Exercise description: Leave the pictures out. Return all other data exactly.

Dataset section:
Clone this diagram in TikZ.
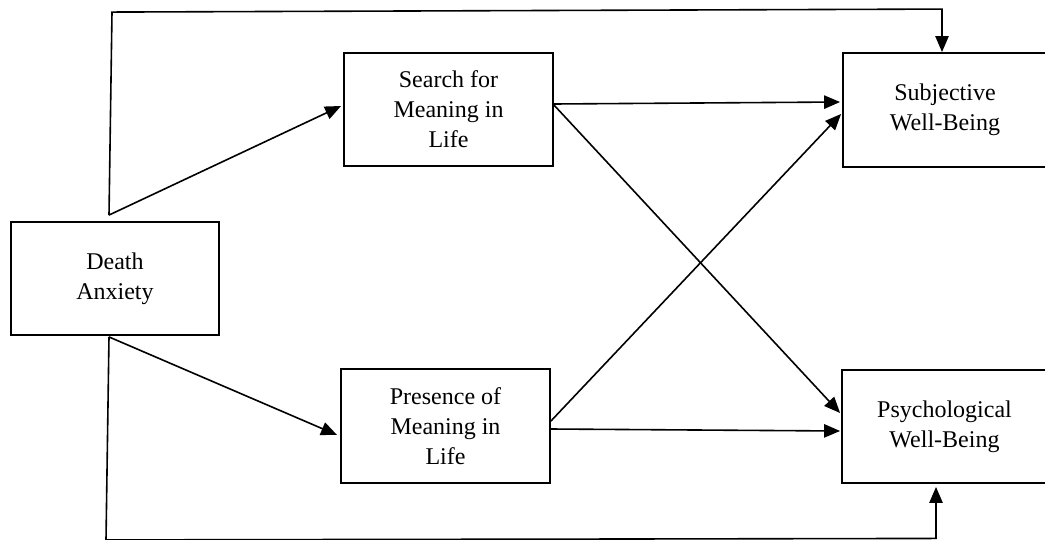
\documentclass[tikz,border=0pt]{standalone}
\usepackage{fontspec}
\setmainfont{Liberation Serif}
\usetikzlibrary{arrows.meta}
\begin{document}
\begin{tikzpicture}[x=0.75pt,y=-0.75pt,
  box/.style={draw,line width=1.4pt,rectangle,align=center,inner sep=0pt,
    font=\fontsize{18}{22.5}\selectfont},
  link/.style={line width=1.2pt,-{Triangle[length=12pt,width=10pt]}}]
\useasboundingbox (0,0) rectangle (1045,539);

% variables
\node[box,minimum width=156pt,minimum height=84.75pt] (death) at (115,278.5) {Death\\Anxiety};
\node[box,minimum width=156.75pt,minimum height=84.75pt] (search) at (448.5,109.5) {Search for\\Meaning in\\Life};
\node[box,minimum width=156.75pt,minimum height=85.5pt] (presence) at (445.5,426) {Presence of\\Meaning in\\Life};
\node[box,minimum width=153pt,minimum height=85.5pt] (swb) at (945,110) {Subjective\\Well-Being};
\node[box,minimum width=153.75pt,minimum height=84.75pt] (pwb) at (944.5,426.5) {Psychological\\Well-Being};

% branch points just outside the predictor box
\coordinate (dA) at ([shift={(-6,-6)}]death.north);
\coordinate (dB) at ([shift={(-6,1)}]death.south);

% direct paths to the mediators
\draw[link] (dA) -- ([shift={(-2,-3.5)}]search.west);
\draw[link] (dB) -- ([shift={(-3,9)}]presence.west);

% direct paths to the outcomes around the outside
\draw[link] (dA) -- ++(3,-203) -- ([shift={(-3,-43)}]swb.north) -- ([shift={(-3,0)}]swb.north);
\draw[link] (dB) -- ++(-3,203) -- ([shift={(-8.5,54.5)}]pwb.south) -- ([shift={(-8.5,3)}]pwb.south);

% mediators to outcomes
\draw[link] ([shift={(0,-5.5)}]search.east) -- ([shift={(-2,-8)}]swb.west);
\draw[link] ([shift={(0,-4.5)}]search.east) -- ([shift={(-1,-13.5)}]pwb.west);
\draw[link] ([shift={(0,-5)}]presence.east) -- ([shift={(-1,4)}]swb.west);
\draw[link] ([shift={(0,3)}]presence.east) -- ([shift={(-1,4.5)}]pwb.west);
\end{tikzpicture}
\end{document}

Solution to this problem:
Clone this diagram in TikZ.
\documentclass[tikz,border=0pt]{standalone}
\usepackage{fontspec}
\setmainfont{Liberation Serif}
\usetikzlibrary{arrows.meta}
\begin{document}
\begin{tikzpicture}[x=0.75pt,y=-0.75pt,
  box/.style={draw,line width=1.4pt,rectangle,align=center,inner sep=0pt,
    font=\fontsize{18}{22.5}\selectfont},
  link/.style={line width=1.2pt,-{Triangle[length=12pt,width=10pt]}}]
\useasboundingbox (0,0) rectangle (1045,539);

% variables
\node[box,minimum width=156pt,minimum height=84.75pt] (death) at (115,278.5) {Death\\Anxiety};
\node[box,minimum width=156.75pt,minimum height=84.75pt] (search) at (448.5,109.5) {Search for\\Meaning in\\Life};
\node[box,minimum width=156.75pt,minimum height=85.5pt] (presence) at (445.5,426) {Presence of\\Meaning in\\Life};
\node[box,minimum width=153pt,minimum height=85.5pt] (swb) at (945,110) {Subjective\\Well-Being};
\node[box,minimum width=153.75pt,minimum height=84.75pt] (pwb) at (944.5,426.5) {Psychological\\Well-Being};

% branch points just outside the predictor box
\coordinate (dA) at ([shift={(-6,-6)}]death.north);
\coordinate (dB) at ([shift={(-6,1)}]death.south);

% direct paths to the mediators
\draw[link] (dA) -- ([shift={(-2,-3.5)}]search.west);
\draw[link] (dB) -- ([shift={(-3,9)}]presence.west);

% direct paths to the outcomes around the outside
\draw[link] (dA) -- ++(3,-203) -- ([shift={(-3,-43)}]swb.north) -- ([shift={(-3,0)}]swb.north);
\draw[link] (dB) -- ++(-3,203) -- ([shift={(-8.5,54.5)}]pwb.south) -- ([shift={(-8.5,3)}]pwb.south);

% mediators to outcomes
\draw[link] ([shift={(0,-5.5)}]search.east) -- ([shift={(-2,-8)}]swb.west);
\draw[link] ([shift={(0,-4.5)}]search.east) -- ([shift={(-1,-13.5)}]pwb.west);
\draw[link] ([shift={(0,-5)}]presence.east) -- ([shift={(-1,4)}]swb.west);
\draw[link] ([shift={(0,3)}]presence.east) -- ([shift={(-1,4.5)}]pwb.west);
\end{tikzpicture}
\end{document}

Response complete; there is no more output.